Противоречие души и тела, занимавшее стольких русских поэтов (напомним только «На что вы, дни! Юдольный мир явленья...» Баратынского, вообще одного из самых значимых для Ходасевича поэтов[177]), приобретает в системе его поэтических взглядов едва ли не всеохватывающий характер. Кажется, что поэт даже повторяется, перепевает одно и то же. Однако это впечатление может создаться лишь на тематическом уровне. На самом же деле тема у него живет в таких неповторимо отобранных подробностях внешнего и внутреннего мира, что каждый раз воспринимается, ощущается по-новому, не так, как прежде. Да и предстает это противоречие в разных вариациях, в разных поворотах, так что мы видим одно и то же, все время его уточняя, по-новому ощущая, постигая те грани, которых прежде не замечали.

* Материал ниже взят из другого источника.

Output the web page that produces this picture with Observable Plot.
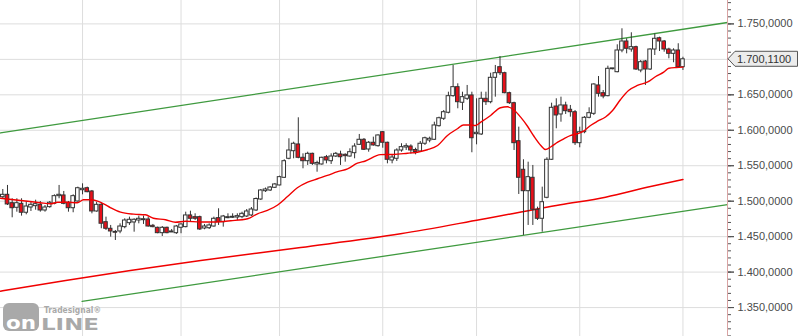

Так, скажем, Андрей Белый в свое время восхищался строкой из стихотворения «Когда б я долго жил на свете...»: «Почти свободная душа», — видя в незначительном словечке «почти» ту крупицу поэтичности, которая добавляет стихотворению жизненности, правды, заставляет в него поверить[178]. Но ведь не только в этом значение и слова, и всей строки: речь идет о той тонкой, незримой связи, которая все же существует между душой и телом. Она не может разорваться и образует ту грань, за которой человеческого существования уже нет и быть не может. Ведь, по Ходасевичу, душа и тело находятся между собой в отношениях не только мистической связанности, но и физиологической детерминированности. Почти всегда душевное движение совпадает с замиранием сердца, ощущением кручи, с переживаниями бессонницы и даже — уже упоминавшееся — с прорезывающимся зубом. Поэт вводит нас в мир напряженного борения, а не безмятежного отрешения души от тела, их искусственно достигнутой независимости.